There is a strong connection between civil society and warfare itself. It is generally agreed that democracies do not fight one another. One reason is that democracies are open societies where the nongovernmental sector is a major source of information. Saddam Hussein's Iraq could not have gotten as far with its nuclear and chemical arms programs if a nosy equivalent of the Federation of Atomic Scientists had been allowed to function there. True, that same uncontrolled public opinion - "the fatal artillery of public excitation," as British Prime Minister George Canning once called it - also makes it hard for democracies to get out of a war once in one. But it was the private sector that finally forced change in US Vietnam policy, not so much the marchers in the streets as the announced opposition of CBS's Walter Cronkite, who symbolized much of the disillusioned middle class, with an added impetus the financial markets' fear of instability.
What about the 95 percent of today's conflicts that take the form of mayhem within a state's borders? What is often found wanting there is yet another central feature of civil society: a commitment to settle differences, not by civil war, but by compromise and by empowerment of a majority that respects minorities. The sad fact is that factions which share the same space in central Africa, the Balkans, and the former Soviet Union know little or nothing of that essential quality of civil society. In some of those places the uncompromising ruler was a communist party; in others it was European colonial administration.

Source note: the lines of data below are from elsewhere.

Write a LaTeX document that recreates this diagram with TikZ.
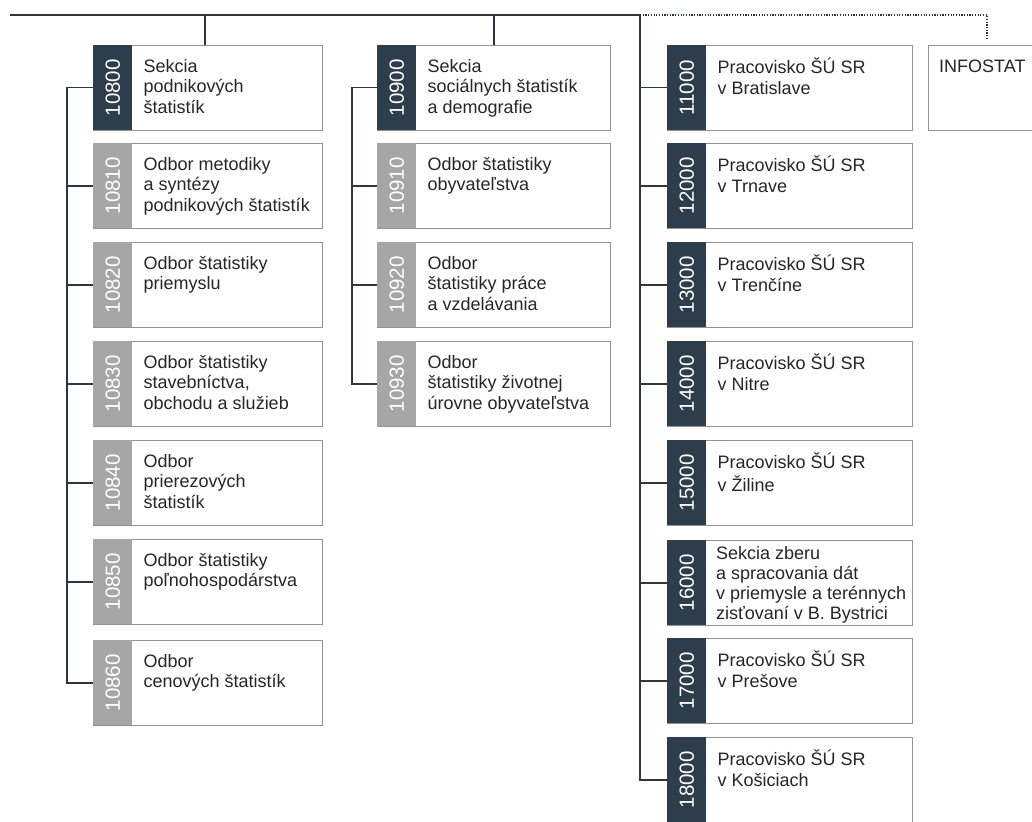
\documentclass[tikz,border=0pt]{standalone}
\usepackage{fontspec}
\setmainfont{Liberation Sans}
\definecolor{navy}{HTML}{2E3D4C}
\definecolor{tabgray}{HTML}{A6A6A6}
\definecolor{edge}{HTML}{929292}
\definecolor{wire}{HTML}{2F3540}
\definecolor{ink}{HTML}{262626}
\tikzset{
  unitbox/.style={draw=edge, line width=0.9pt, minimum height=85pt, inner sep=0pt, rectangle},
  tabbox/.style={fill=#1, minimum width=39pt, minimum height=85pt, inner sep=0pt, rectangle},
  numtext/.style={rotate=90, text=white, inner sep=0pt, font=\fontsize{20.5}{20.5}\selectfont},
  unittext/.style={align=left, inner sep=0pt, text=ink, font=\fontsize{18}{20.5}\selectfont},
  wireline/.style={draw=wire, line width=1.1pt},
  trunkline/.style={draw=wire, line width=1.4pt},
  dotline/.style={draw=wire, line width=1.3pt, dash pattern=on 1.2pt off 1.5pt}
}
\newcommand{\orgunit}[7]{%
  \node[unitbox, minimum width=#4pt, anchor=north west] (#1) at (#2,#3) {};
  \node[tabbox=#6, anchor=north west] (#1tab) at (#1.north west) {};
  \node[numtext] (#1num) at (#1tab.center) {#5};
  \node[unittext, anchor=north west] (#1txt) at ([xshift=50.5pt, yshift=-12.6pt]#1.north west) {\strut #7};
}
\begin{document}
\begin{tikzpicture}[x=1pt, y=-1pt]
\useasboundingbox (0,0) rectangle (1032,821);
\fill[white] (0,0) rectangle (1032,821);

% column 1
\orgunit{u10800}{93}{45}{229}{10800}{navy}{Sekcia\\podnikových\\štatistík}
\orgunit{u10810}{93}{143}{229}{10810}{tabgray}{Odbor metodiky\\a syntézy\\podnikových štatistík}
\orgunit{u10820}{93}{242}{229}{10820}{tabgray}{Odbor štatistiky\\priemyslu}
\orgunit{u10830}{93}{341}{229}{10830}{tabgray}{Odbor štatistiky\\stavebníctva,\\obchodu a služieb}
\orgunit{u10840}{93}{440}{229}{10840}{tabgray}{Odbor\\prierezových\\štatistík}
\orgunit{u10850}{93}{539}{229}{10850}{tabgray}{Odbor štatistiky\\poľnohospodárstva}
\orgunit{u10860}{93}{640}{229}{10860}{tabgray}{Odbor\\cenových štatistík}

% column 2
\orgunit{u10900}{377}{45}{233}{10900}{navy}{Sekcia\\sociálnych štatistík\\a demografie}
\orgunit{u10910}{377}{143}{233}{10910}{tabgray}{Odbor štatistiky\\obyvateľstva}
\orgunit{u10920}{377}{242}{233}{10920}{tabgray}{Odbor\\štatistiky práce\\a vzdelávania}
\orgunit{u10930}{377}{341}{233}{10930}{tabgray}{Odbor\\štatistiky životnej\\úrovne obyvateľstva}

% column 3
\orgunit{u11000}{667}{45}{245}{11000}{navy}{Pracovisko ŠÚ SR\\v Bratislave}
\orgunit{u12000}{667}{143}{245}{12000}{navy}{Pracovisko ŠÚ SR\\v Trnave}
\orgunit{u13000}{667}{242}{245}{13000}{navy}{Pracovisko ŠÚ SR\\v Trenčíne}
\orgunit{u14000}{667}{341}{245}{14000}{navy}{Pracovisko ŠÚ SR\\v Nitre}
\orgunit{u15000}{667}{440}{245}{15000}{navy}{Pracovisko ŠÚ SR\\v Žiline}
\node[unitbox, minimum width=245pt, anchor=north west] (u16000) at (667,540) {};
\node[tabbox=navy, anchor=north west] (u16000tab) at (u16000.north west) {};
\node[numtext] (u16000num) at (u16000tab.center) {16000};
\node[unittext, font=\fontsize{18}{20}\selectfont, anchor=north west] (u16000txt) at ([xshift=49pt, yshift=-5pt]u16000.north west) {\strut Sekcia zberu\\a spracovania dát\\v priemysle a terénnych\\zisťovaní v B. Bystrici};
\orgunit{u17000}{667}{638}{245}{17000}{navy}{Pracovisko ŠÚ SR\\v Prešove}
\orgunit{u18000}{667}{737}{245}{18000}{navy}{Pracovisko ŠÚ SR\\v Košiciach}

% INFOSTAT
\node[unitbox, minimum width=120pt, anchor=north west] (info) at (928,45) {};
\node[unittext, anchor=north west] (infotxt) at ([xshift=11pt, yshift=-12.6pt]info.north west) {\strut INFOSTAT};

% trunk
\coordinate (topL) at (10,15);
\coordinate (j1) at (205,15);
\coordinate (j2) at (494,15);
\coordinate (j3) at (640,15);
\coordinate (jd) at (987,15);
\draw[trunkline] (topL) -- (j3);
\draw[wireline] (j1) -- (j1 |- u10800.north);
\draw[wireline] (j2) -- (j2 |- u10900.north);
\draw[dotline] (j3) -- (jd) -- ([yshift=5pt]jd |- info.north);

% column 1 bracket
\coordinate (b1) at (67,0);
\draw[wireline] (u10800.west) -- (u10800.west -| b1) |- (u10860.west);
\foreach \u in {u10810,u10820,u10830,u10840,u10850}
  \draw[wireline] (\u.west) -- (\u.west -| b1);

% column 2 bracket
\coordinate (b2) at (352,0);
\draw[wireline] (u10900.west) -- (u10900.west -| b2) |- (u10930.west);
\foreach \u in {u10910,u10920}
  \draw[wireline] (\u.west) -- (\u.west -| b2);

% column 3 spine
\draw[wireline] (j3) |- (u18000.west);
\foreach \u in {u11000,u12000,u13000,u14000,u15000,u16000,u17000}
  \draw[wireline] (\u.west) -- (\u.west -| j3);
\end{tikzpicture}
\end{document}
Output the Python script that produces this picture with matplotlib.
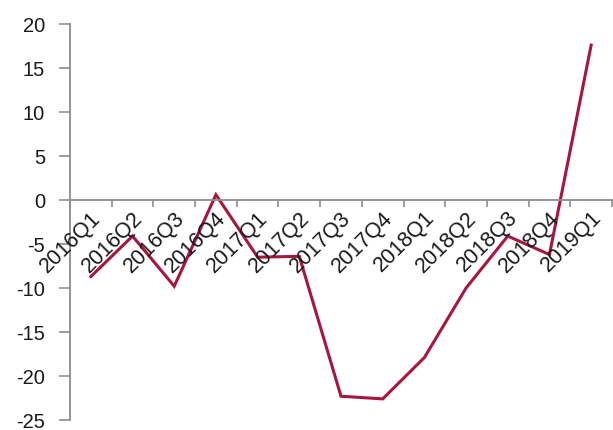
import matplotlib
matplotlib.use("Agg")
import matplotlib.pyplot as plt
import matplotlib.transforms as mtransforms
import numpy as np

quarters = ["2016Q1", "2016Q2", "2016Q3", "2016Q4", "2017Q1", "2017Q2", "2017Q3",
            "2017Q4", "2018Q1", "2018Q2", "2018Q3", "2018Q4", "2019Q1"]
values = [-8.7, -4.1, -9.8, 0.6, -6.5, -6.4, -22.3, -22.6, -17.9, -10.0, -4.1, -6.2, 17.6]
y_ticks = [20, 15, 10, 5, 0, -5, -10, -15, -20, -25]

LINE_COLOR = "#A5173F"
AXIS_COLOR = "#8c8c8c"

plt.rcParams["font.family"] = ["Liberation Sans", "DejaVu Sans"]

fig = plt.figure(figsize=(6.13, 4.30), dpi=100)
ax = fig.add_axes([70 / 613, 10 / 430, 542 / 613, 396 / 430])

x = np.arange(len(quarters))
ax.plot(x, values, color=LINE_COLOR, linewidth=2.2, solid_joinstyle="miter")

ax.set_xlim(-0.5, len(quarters) - 0.5)
ax.set_ylim(-25, 20)
ax.set_yticks(y_ticks)
ax.set_yticklabels([str(v) for v in y_ticks], fontsize=14.5, color="#1a1a1a")

# category axis sits at zero, ticks between categories
for side in ("top", "right"):
    ax.spines[side].set_visible(False)
ax.spines["bottom"].set_position(("data", 0))
for side in ("left", "bottom"):
    ax.spines[side].set_color(AXIS_COLOR)
    ax.spines[side].set_linewidth(1.3)

ax.set_xticks(np.arange(-0.5, len(quarters) + 0.5, 1))
ax.set_xticklabels([])
ax.tick_params(axis="x", direction="out", length=5, width=1.2, color=AXIS_COLOR)
ax.tick_params(axis="y", direction="out", length=8, width=1.2, color=AXIS_COLOR, pad=10)

offset = mtransforms.ScaledTranslation(7 / 100, -15 / 100, fig.dpi_scale_trans)
for i, q in enumerate(quarters):
    ax.text(i, 0, q, transform=ax.transData + offset, rotation=45,
            rotation_mode="anchor", ha="right", va="center",
            fontsize=15.5, color="#1a1a1a")

fig.savefig("out.png", dpi=100)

In both cases the ruler's survival required monopolistic control organizations and information that kept a healthy sociopolitical infrastructure from developing.
WHAT do we see ahead? The good news is that progress toward democracy with a functioning civil society is happening in some pieces of the old communist empires as well as in some former colonies. In the future, non-governmental groups will have an increasing role in shaping policy outcomes everywhere as conflicts threaten over such people-related stresses as overcrowding, deforestation, fresh-water scarcity, and cross-border pollution.
The bad news is that the process of democratization itself can generate instability as it upsets an established sociopolitical order before habits of diversity and tolerance are established. All types of civil society are not necessarily benign. For example, powerful private German corporations were harnessed to Hitler's aggressive national ambitions.
Some argue that the United States has no business poking inside repressive societies such as China and Nigeria so long as they trade fairly with us. But in the end it is only mature democratic governments, responsive to pressures from their civil societies, that can overcome the moral and political weaknesses which still tear at the fabric of peace around the world.